WHAT TO PRODUCE: Quote all entries exactly, leaving pictures aside.

DATA FOR PROCESSING:
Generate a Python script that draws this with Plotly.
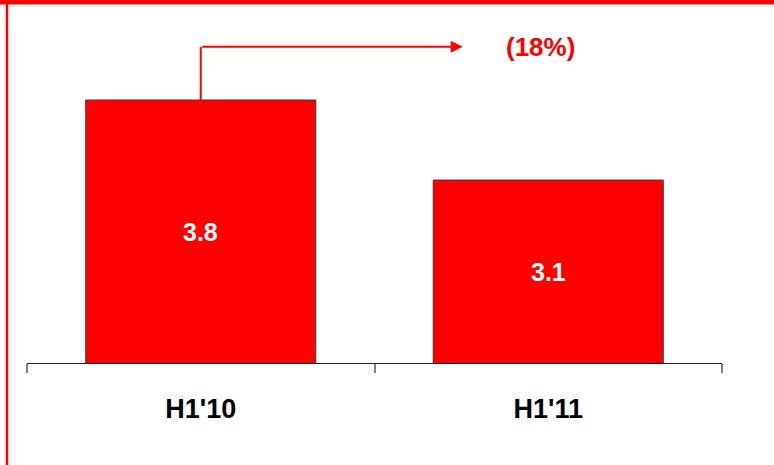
import plotly.graph_objects as go

# Half-year values (bn) and the change between them
periods = ["H1'10", "H1'11"]
values = [3.8, 3.1]
change_label = "(18%)"

RED = "#FF0000"
FONT = "Liberation Sans, Arial, sans-serif"

W, H = 774, 465
L, R, T, B = 27, 52, 20, 102
y_lo, y_hi = 1.5, 4.5
arrow_y = 4.265

fig = go.Figure(
    go.Bar(
        x=periods,
        y=values,
        width=0.662,
        marker=dict(color=RED, line=dict(color="#3a3a3a", width=1)),
        textposition="none",
        hoverinfo="skip",
    )
)

# Value labels centred in the visible part of each bar
for p, v in zip(periods, values):
    fig.add_annotation(x=p, y=(y_lo + v) / 2, xref="x", yref="y",
                       text=f"{v:.1f}", showarrow=False,
                       font=dict(family=FONT, size=25, color="white", weight="bold"))

# Frame: red band along the top and a thin rule down the left edge
pw = W - L - R
ph = H - T - B
def px_x(p):
    return (p - L) / pw
def px_y(p):
    return (H - B - p) / ph

fig.add_shape(type="rect", xref="paper", yref="paper",
              x0=px_x(0), x1=px_x(W), y0=px_y(4.5), y1=px_y(0),
              fillcolor=RED, line=dict(width=0), layer="above")
fig.add_shape(type="line", xref="paper", yref="paper",
              x0=px_x(7), x1=px_x(7), y0=px_y(H), y1=px_y(0),
              line=dict(color=RED, width=2.5))

# Change indicator: riser from the first bar, then arrow to the right
fig.add_shape(type="line", xref="x", yref="y",
              x0=0, x1=0, y0=values[0], y1=arrow_y,
              line=dict(color=RED, width=2))
fig.add_annotation(x=0.754, y=arrow_y, ax=0, ay=arrow_y,
                   xref="x", yref="y", axref="x", ayref="y",
                   text="", showarrow=True, arrowhead=2, arrowsize=1.2,
                   arrowwidth=2, arrowcolor=RED)
fig.add_annotation(x=0.979, y=arrow_y, xref="x", yref="y",
                   text=change_label, showarrow=False,
                   font=dict(family=FONT, size=26, color=RED, weight="bold"))

fig.update_layout(
    width=W, height=H,
    margin=dict(l=L, r=R, t=T, b=B),
    paper_bgcolor="white", plot_bgcolor="white",
    showlegend=False,
    xaxis=dict(
        type="category", range=[-0.5, 1.5],
        showline=True, linecolor="#222222", linewidth=1,
        ticks="outside", tickson="boundaries", ticklen=9,
        tickwidth=2, tickcolor="#808080",
        showgrid=False, zeroline=False,
        tickfont=dict(family=FONT, size=27, color="black", weight="bold"),
        ticklabelstandoff=22,
    ),
    yaxis=dict(range=[y_lo, y_hi], visible=False, showgrid=False, zeroline=False),
)

fig.write_html("out.html")
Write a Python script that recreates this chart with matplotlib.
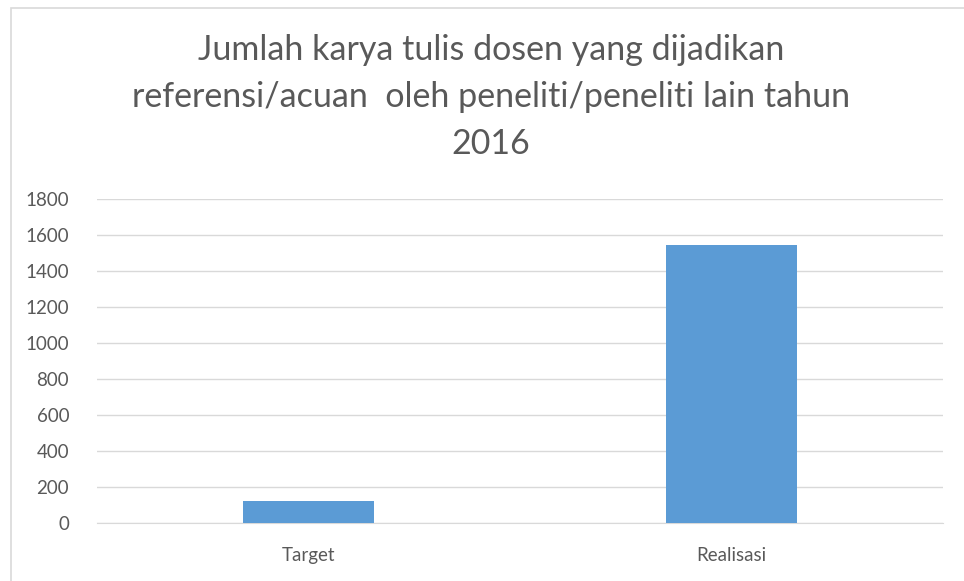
import matplotlib
matplotlib.use("Agg")
import matplotlib.pyplot as plt
from matplotlib.patches import Rectangle

categories = ["Target", "Realisasi"]
values = [120, 1547]
yticks = [0, 200, 400, 600, 800, 1000, 1200, 1400, 1600, 1800]
title = "Jumlah karya tulis dosen yang dijadikan\nreferensi/acuan  oleh peneliti/peneliti lain tahun\n2016"

plt.rcParams['font.family'] = ['Lato', 'DejaVu Sans']
W, H = 964, 581
fig = plt.figure(figsize=(W/100, H/100), dpi=100)
fig.patch.set_facecolor('white')

# chart border
fig.patches.append(Rectangle((11/W, -0.1), 1.2, (H-8)/H + 0.1, transform=fig.transFigure,
                             fill=False, edgecolor='#d9d9d9', linewidth=1.2))

ax = fig.add_axes([97/W, 1-523/H, (943-97)/W, (523-199)/H])
x = range(len(categories))
ax.bar(x, values, width=0.31, color='#5b9bd5', zorder=3)
ax.set_xlim(-0.5, 1.5)
ax.set_ylim(0, 1800)
ax.set_yticks(yticks)
ax.set_yticklabels([str(v) for v in yticks])
ax.set_xticks(list(x))
ax.set_xticklabels(categories)
ax.grid(axis='y', color='#d9d9d9', linewidth=1, zorder=0)
for s in ['top', 'right', 'left']:
    ax.spines[s].set_visible(False)
ax.spines['bottom'].set_color('#d9d9d9')
ax.tick_params(axis='both', length=0, labelcolor='#595959', labelsize=13.5)
ax.tick_params(axis='y', pad=20)
ax.tick_params(axis='x', pad=17)

fig.text(491/W, 1-34/H, title, ha='center', va='top', fontsize=24.5,
         color='#595959', linespacing=1.58)

fig.savefig('out.png', dpi=100)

EXERCISE RESPONSE:
Generate a Python script that draws this with Plotly.
import plotly.graph_objects as go

# Half-year values (bn) and the change between them
periods = ["H1'10", "H1'11"]
values = [3.8, 3.1]
change_label = "(18%)"

RED = "#FF0000"
FONT = "Liberation Sans, Arial, sans-serif"

W, H = 774, 465
L, R, T, B = 27, 52, 20, 102
y_lo, y_hi = 1.5, 4.5
arrow_y = 4.265

fig = go.Figure(
    go.Bar(
        x=periods,
        y=values,
        width=0.662,
        marker=dict(color=RED, line=dict(color="#3a3a3a", width=1)),
        textposition="none",
        hoverinfo="skip",
    )
)

# Value labels centred in the visible part of each bar
for p, v in zip(periods, values):
    fig.add_annotation(x=p, y=(y_lo + v) / 2, xref="x", yref="y",
                       text=f"{v:.1f}", showarrow=False,
                       font=dict(family=FONT, size=25, color="white", weight="bold"))

# Frame: red band along the top and a thin rule down the left edge
pw = W - L - R
ph = H - T - B
def px_x(p):
    return (p - L) / pw
def px_y(p):
    return (H - B - p) / ph

fig.add_shape(type="rect", xref="paper", yref="paper",
              x0=px_x(0), x1=px_x(W), y0=px_y(4.5), y1=px_y(0),
              fillcolor=RED, line=dict(width=0), layer="above")
fig.add_shape(type="line", xref="paper", yref="paper",
              x0=px_x(7), x1=px_x(7), y0=px_y(H), y1=px_y(0),
              line=dict(color=RED, width=2.5))

# Change indicator: riser from the first bar, then arrow to the right
fig.add_shape(type="line", xref="x", yref="y",
              x0=0, x1=0, y0=values[0], y1=arrow_y,
              line=dict(color=RED, width=2))
fig.add_annotation(x=0.754, y=arrow_y, ax=0, ay=arrow_y,
                   xref="x", yref="y", axref="x", ayref="y",
                   text="", showarrow=True, arrowhead=2, arrowsize=1.2,
                   arrowwidth=2, arrowcolor=RED)
fig.add_annotation(x=0.979, y=arrow_y, xref="x", yref="y",
                   text=change_label, showarrow=False,
                   font=dict(family=FONT, size=26, color=RED, weight="bold"))

fig.update_layout(
    width=W, height=H,
    margin=dict(l=L, r=R, t=T, b=B),
    paper_bgcolor="white", plot_bgcolor="white",
    showlegend=False,
    xaxis=dict(
        type="category", range=[-0.5, 1.5],
        showline=True, linecolor="#222222", linewidth=1,
        ticks="outside", tickson="boundaries", ticklen=9,
        tickwidth=2, tickcolor="#808080",
        showgrid=False, zeroline=False,
        tickfont=dict(family=FONT, size=27, color="black", weight="bold"),
        ticklabelstandoff=22,
    ),
    yaxis=dict(range=[y_lo, y_hi], visible=False, showgrid=False, zeroline=False),
)

fig.write_html("out.html")
Write a Python script that recreates this chart with matplotlib.
import matplotlib
matplotlib.use("Agg")
import matplotlib.pyplot as plt
from matplotlib.patches import Rectangle

categories = ["Target", "Realisasi"]
values = [120, 1547]
yticks = [0, 200, 400, 600, 800, 1000, 1200, 1400, 1600, 1800]
title = "Jumlah karya tulis dosen yang dijadikan\nreferensi/acuan  oleh peneliti/peneliti lain tahun\n2016"

plt.rcParams['font.family'] = ['Lato', 'DejaVu Sans']
W, H = 964, 581
fig = plt.figure(figsize=(W/100, H/100), dpi=100)
fig.patch.set_facecolor('white')

# chart border
fig.patches.append(Rectangle((11/W, -0.1), 1.2, (H-8)/H + 0.1, transform=fig.transFigure,
                             fill=False, edgecolor='#d9d9d9', linewidth=1.2))

ax = fig.add_axes([97/W, 1-523/H, (943-97)/W, (523-199)/H])
x = range(len(categories))
ax.bar(x, values, width=0.31, color='#5b9bd5', zorder=3)
ax.set_xlim(-0.5, 1.5)
ax.set_ylim(0, 1800)
ax.set_yticks(yticks)
ax.set_yticklabels([str(v) for v in yticks])
ax.set_xticks(list(x))
ax.set_xticklabels(categories)
ax.grid(axis='y', color='#d9d9d9', linewidth=1, zorder=0)
for s in ['top', 'right', 'left']:
    ax.spines[s].set_visible(False)
ax.spines['bottom'].set_color('#d9d9d9')
ax.tick_params(axis='both', length=0, labelcolor='#595959', labelsize=13.5)
ax.tick_params(axis='y', pad=20)
ax.tick_params(axis='x', pad=17)

fig.text(491/W, 1-34/H, title, ha='center', va='top', fontsize=24.5,
         color='#595959', linespacing=1.58)

fig.savefig('out.png', dpi=100)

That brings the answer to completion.